The existing session / session_turn / session_lineage serve as the execution log substrate, with five experimental asset tables built on top. The goal is to perform controlled replay using any node as a context anchor, collect and evaluate response distributions, and ultimately connect to training datasets.
taskification_results is distinct from existing flow lineage and stands alone as an intermediate representation for decomposing prompts into subtask orchestration plans.
The three-tier storage separation (PostgreSQL / DuckDB / Iceberg) keeps each layer’s design decisions independent.
Results
- Designed three asset groups—Conversation Lineage, Evaluation & Distribution Labeling, Training Dataset Generation—adding approximately 30 assets in total
- Finalized a three-tier storage strategy: PostgreSQL / DuckDB / Iceberg
- Completed Phase 1 (conversation lineage foundation) implementation
- Discovered and fixed four critical design problems through code review
- Clarified remaining issues: branch node 2-pass construction, context_anchor-based grouping, replay node exclusion logic
- Established implementation priority as five stages: replay foundation → taskification → trajectory normalization → evaluation → dataset generation
Subsequent Pivot
During implementation and operation of this design, the direction shifted in several ways.
Adding Telemetry and Pivoting to a Visualization Pipeline
One shortcoming of expressing conversation lineage through Dagster’s asset graph was that it was hard for humans to grasp the real-time state.

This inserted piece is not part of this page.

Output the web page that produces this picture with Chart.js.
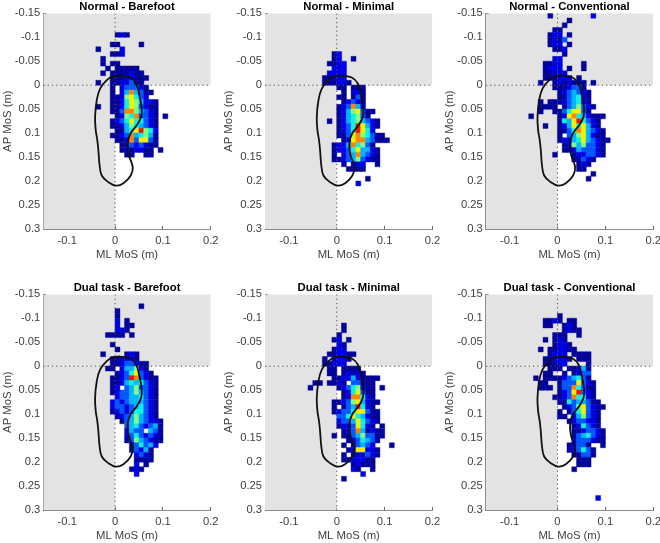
<!DOCTYPE html>
<html>
<head>
<meta charset="utf-8">
<style>
  body { margin: 0; background: #fff; }
  canvas { position: absolute; }
</style>
<script src="https://cdn.jsdelivr.net/npm/chart.js@4"></script>
</head>
<body>
<script>
// Axis ticks
const mlTicks = [-0.1, 0, 0.1, 0.2];
const apTicks = [-0.15, -0.1, -0.05, 0, 0.05, 0.1, 0.15, 0.2, 0.25, 0.3];

// Jet colours for the density levels 1-9
const levelColors = ["", "#03039a", "#0000e6", "#0058ff", "#00b4ff", "#10f0e0", "#80ff80", "#f4f000", "#ff8400", "#f01400"];

// Foot outline (ML, AP)
const footMl = [0.0104, 0.0313, 0.0439, 0.0508, 0.0557, 0.0543, 0.0453, 0.0327, 0.0265, 0.0279, 0.0369, 0.0327, 0.0174, 0.0021, -0.0139, -0.0279, -0.0327, -0.0341, -0.0355, -0.0376, -0.0404, -0.0418, -0.0383, -0.0313, -0.0174, -0.0035, 0.0104];
const footAp = [-0.0202, -0.016, -0.0035, 0.0209, 0.0488, 0.0663, 0.0837, 0.0998, 0.1186, 0.143, 0.171, 0.1884, 0.2045, 0.2094, 0.2024, 0.1884, 0.164, 0.1465, 0.129, 0.1117, 0.0942, 0.0663, 0.0314, 0.007, -0.0105, -0.0188, -0.0202];

// Density levels: one string per 0.01 AP bin starting at -0.15,
// one character per 0.01 ML bin starting at -0.06
const normalBarefoot = [
  "", "", "", "",
  "......121",
  "",
  ".....11....1",
  "..1....2",
  ".....112",
  "...1",
  "...1.11",
  "....1.11111",
  "...1.1111211",
  ".....11122111",
  "..1..1122311",
  ".....1.233321",
  ".....1.2484311",
  ".....11267532",
  ".....1125764221",
  "..1..1125763211",
  ".....1138864321",
  "......126583321.1",
  ".....1235755321",
  ".....1124654321",
  "......114579652",
  ".....1123845641",
  "......112837731",
  ".......11323211",
  ".......1212211.1",
  "........11..11",
];
const normalMinimal = [
  "", "", "", "", "", "", "", "",
  ".....12",
  ".....12..1",
  "....1122",
  ".....222",
  "....2222",
  "...11222",
  "...111221",
  "......11.111",
  ".......1.221",
  "......11.131",
  ".......12321",
  "......123842",
  "......12467311",
  "......1245631",
  "....1.124564321",
  "......123597421",
  "......12359752",
  "......1137865311",
  ".......1278843111",
  ".....122485631",
  ".....1223574421",
  ".....1.23484321",
  ".....1123463211",
  ".......1.222..1",
  "........1111",
  "",
  "............1",
  "..........2",
];
const normalConventional = [
  "....1........2",
  "........1",
  ".......1",
  ".....11",
  "....122.1",
  "....1213",
  "....122.1",
  ".....112",
  ".......1",
  ".....22",
  "...1122....1",
  "...1222.1..1",
  "...11222",
  "...111222.1",
  "..1..1212111.1",
  ".....1112331",
  "......1234321",
  "......1134521",
  "..1.111234521",
  "..1111.1346321",
  "..1..11357731",
  "1.....1278542111",
  "......154795321",
  "...1..124757421",
  "......1135874321",
  "......1.34674211",
  "......12245743211",
  ".......126463321",
  ".......112433321",
  ".....1...1223321",
  ".........11321",
  "..........121",
  "..........11",
  ".............1",
  "............1",
];
const dualBarefoot = [
  "", "",
  "...........1",
  "......1",
  "......1",
  "......2.1",
  "......2.11",
  "......221",
  "....1111.1",
  "",
  ".....1",
  "......1",
  "...1....121",
  ".....112221",
  ".....11233211",
  "....11.244621",
  "......12357321",
  ".....1123983211",
  ".....1124545321",
  ".....12.3463321",
  ".....1233464321",
  "......233445321",
  ".....2323444321",
  ".....2332345321",
  ".....1232355321",
  "......123464321",
  ".......134643221",
  "........34532341",
  "........2433.431",
  "........23532321",
  "........13643211",
  ".........135342",
  ".........13241",
  "..........2321",
  "..........1111",
  "..........2.1",
  ".........121",
  "..........2",
];
const dualMinimal = [
  "", "", "", "", "", "",
  ".......1",
  ".......1",
  "......1",
  ".....12.1",
  "......21",
  ".....122",
  "....112211",
  "...1.1221",
  "...11222",
  "....11.1111",
  "....11.12121",
  ".....1122421111",
  ".11.1121.33111",
  "1.....12356211.1",
  ".......1257311",
  ".......1288521",
  ".....1123674211",
  ".....1.1349521",
  ".....1233577311",
  "......335754211",
  "......233475321",
  "......12237521.1",
  ".......123841211",
  ".....1.113463311",
  "........1235431",
  ".......1.13432...1",
  "........1277221",
  ".......1.122321",
  ".......1122211",
  ".........12111",
  ".........21..1",
  "...........2",
  ".......1",
];
const dualConventional = [
  "", "", "", "",
  "......1",
  "...1121.11",
  "...11..121",
  ".......1211",
  ".....111..1",
  "...1.121",
  ".....1221",
  "..1.112211",
  "....1222.1111",
  "...112221.111",
  "...11122....1",
  "....111.11241",
  "...11..1.1233",
  ".1.1111234531",
  "..11..13337321",
  "..111.13385311",
  "......12379321",
  ".....112385521",
  "......115344311",
  ".......123673211",
  "......1.1357321",
  "......11.246321",
  "........1233221",
  ".........125321",
  ".........1123321",
  ".........1345321",
  ".........2333211",
  "........12331..1",
  "........123531",
  ".........11331",
  "..........111",
  "..........111",
  ".........1",
  "", "", "", "", "",
  "..............2",
];

const panelTitles = ["Normal - Barefoot", "Normal - Minimal", "Normal - Conventional",
  "Dual task - Barefoot", "Dual task - Minimal", "Dual task - Conventional"];
const panelData = [normalBarefoot, normalMinimal, normalConventional,
  dualBarefoot, dualMinimal, dualConventional];

// Canvas placement
const canvasLeft = [0, 221, 442];
const yAxisWidth = [43.3, 44, 43.7];
const canvasTop = [0, 281];
const plotWidth = 167.5;
const plotHeight = 215.5;
const titleSpace = 13.3;
const xAxisHeight = 33;
const textColor = "#404040";

// Turn the level strings into chart points
function buildCells(rows) {
  const cells = [];
  rows.forEach((row, r) => {
    [...row].forEach((ch, c) => {
      if (ch === ".") return;
      cells.push({
        x: (c - 6 + 0.5) / 100,
        y: (r - 15 + 0.5) / 100,
        level: Number(ch),
      });
    });
  });
  return cells;
}

function tickText(v) {
  return String(Number(v.toFixed(2)));
}

function makePanel(index) {
  const col = index % 3;
  const row = Math.floor(index / 3);
  const canvas = document.createElement("canvas");
  const width = Math.ceil(yAxisWidth[col] + plotWidth + 9);
  const height = Math.ceil(titleSpace + plotHeight + xAxisHeight);
  canvas.width = width;
  canvas.height = height;
  canvas.style.left = canvasLeft[col] + "px";
  canvas.style.top = canvasTop[row] + "px";
  document.body.appendChild(canvas);

  const cells = buildCells(panelData[index]);

  new Chart(canvas.getContext("2d"), {
    type: "line",
    data: {
      datasets: [
        {
          label: "foot",
          data: footMl.map((x, i) => ({ x: x, y: footAp[i] })),
          borderColor: "#111111",
          borderWidth: 1.8,
          pointRadius: 0,
          tension: 0.4,
          order: 1,
        },
        {
          label: "ml zero",
          data: [{ x: 0, y: -0.15 }, { x: 0, y: 0.3 }],
          borderColor: "#555555",
          borderWidth: 1,
          borderDash: [1.3, 3],
          pointRadius: 0,
          order: 2,
        },
        {
          label: "ap zero",
          data: [{ x: -0.15, y: 0 }, { x: 0.2, y: 0 }],
          borderColor: "#555555",
          borderWidth: 1,
          borderDash: [1.3, 3],
          pointRadius: 0,
          order: 2,
        },
        {
          label: "density",
          data: cells,
          showLine: false,
          pointStyle: "rect",
          pointRadius: (ctx) => {
            const x = ctx.chart.scales.x;
            return (x.getPixelForValue(0.01) - x.getPixelForValue(0)) * Math.SQRT1_2 * 1.04;
          },
          pointBackgroundColor: cells.map((c) => levelColors[c.level]),
          pointBorderColor: cells.map((c) => levelColors[c.level]),
          pointBorderWidth: 0.4,
          order: 3,
        },
        {
          label: "forward region",
          data: [{ x: -0.15, y: 0 }, { x: 0.2, y: 0 }],
          borderWidth: 0,
          pointRadius: 0,
          fill: { value: -0.15 },
          backgroundColor: "#e3e3e3",
          order: 4,
        },
        {
          label: "medial region",
          data: [{ x: -0.15, y: 0 }, { x: 0, y: 0 }],
          borderWidth: 0,
          pointRadius: 0,
          fill: { value: 0.3 },
          backgroundColor: "#e3e3e3",
          order: 4,
        },
      ],
    },
    options: {
      responsive: false,
      animation: false,
      devicePixelRatio: 1,
      layout: {
        padding: { top: 0, left: 0, right: width - yAxisWidth[col] - plotWidth, bottom: 0 },
      },
      plugins: {
        legend: { display: false },
        tooltip: { enabled: false },
        title: {
          display: true,
          fullSize: false,
          text: panelTitles[index],
          color: "#000000",
          font: { family: "Liberation Sans", size: 11.3, weight: "bold", lineHeight: 1 },
          padding: { top: 1, bottom: titleSpace - 12.3 },
        },
      },
      scales: {
        x: {
          type: "linear",
          min: -0.15,
          max: 0.2,
          afterBuildTicks: (scale) => {
            scale.ticks = mlTicks.map((v) => ({ value: v }));
          },
          afterFit: (scale) => {
            scale.height = xAxisHeight;
            scale.paddingLeft = 0;
            scale.paddingRight = 0;
          },
          ticks: {
            autoSkip: false,
            maxRotation: 0,
            padding: 8,
            color: textColor,
            font: { family: "Liberation Sans", size: 11.2 },
            callback: tickText,
          },
          grid: { drawOnChartArea: false, tickLength: -3, tickColor: "#666666", tickWidth: 1 },
          border: { color: "#8a8a8a" },
          title: {
            display: true,
            text: "ML MoS (m)",
            color: textColor,
            font: { family: "Liberation Sans", size: 11.3 },
            padding: { top: 0, bottom: 0 },
          },
        },
        y: {
          type: "linear",
          reverse: true,
          min: -0.15,
          max: 0.3,
          afterBuildTicks: (scale) => {
            scale.ticks = apTicks.map((v) => ({ value: v }));
          },
          afterFit: (scale) => {
            scale.width = yAxisWidth[col];
            scale.paddingTop = 0;
            scale.paddingBottom = 0;
          },
          ticks: {
            autoSkip: false,
            padding: 6,
            color: textColor,
            font: { family: "Liberation Sans", size: 11.2 },
            callback: tickText,
          },
          grid: { drawOnChartArea: false, tickLength: -3, tickColor: "#666666", tickWidth: 1 },
          border: { color: "#8a8a8a" },
          title: {
            display: true,
            text: "AP MoS (m)",
            color: textColor,
            font: { family: "Liberation Sans", size: 11.3 },
            padding: { top: 0.7, bottom: 0 },
          },
        },
      },
    },
  });
}

panelTitles.forEach((t, i) => makePanel(i));
</script>
</body>
</html>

I added a telemetry layer and settled on routing metrics through Vector → Prometheus → Grafana. Drawing conversation state, branching, and evaluation results as Grafana dashboards made it possible to observe LLM-to-LLM interactions in real time in a human-readable form, without them becoming a black box.
Flattening Dagster Assets
With visualization moved to the telemetry side, there was no longer a strong reason to maintain complex Dagster asset structures. Rather than expressing the conversation tree as a deep dependency graph, I pivoted to flattening the assets.
Redesigning agent-gateway as an Orchestrator Model
A larger change was overhauling the agent-gateway architecture itself. The structure shifted from a single gateway processing all requests to a system where an orchestrator model drives a set of subordinate worker LLM models. With LLMs interacting with each other to process tasks, materializing those interaction flows as assets and visualizing them in Grafana in real time became important.
The details of this redesign are planned for a separate write-up.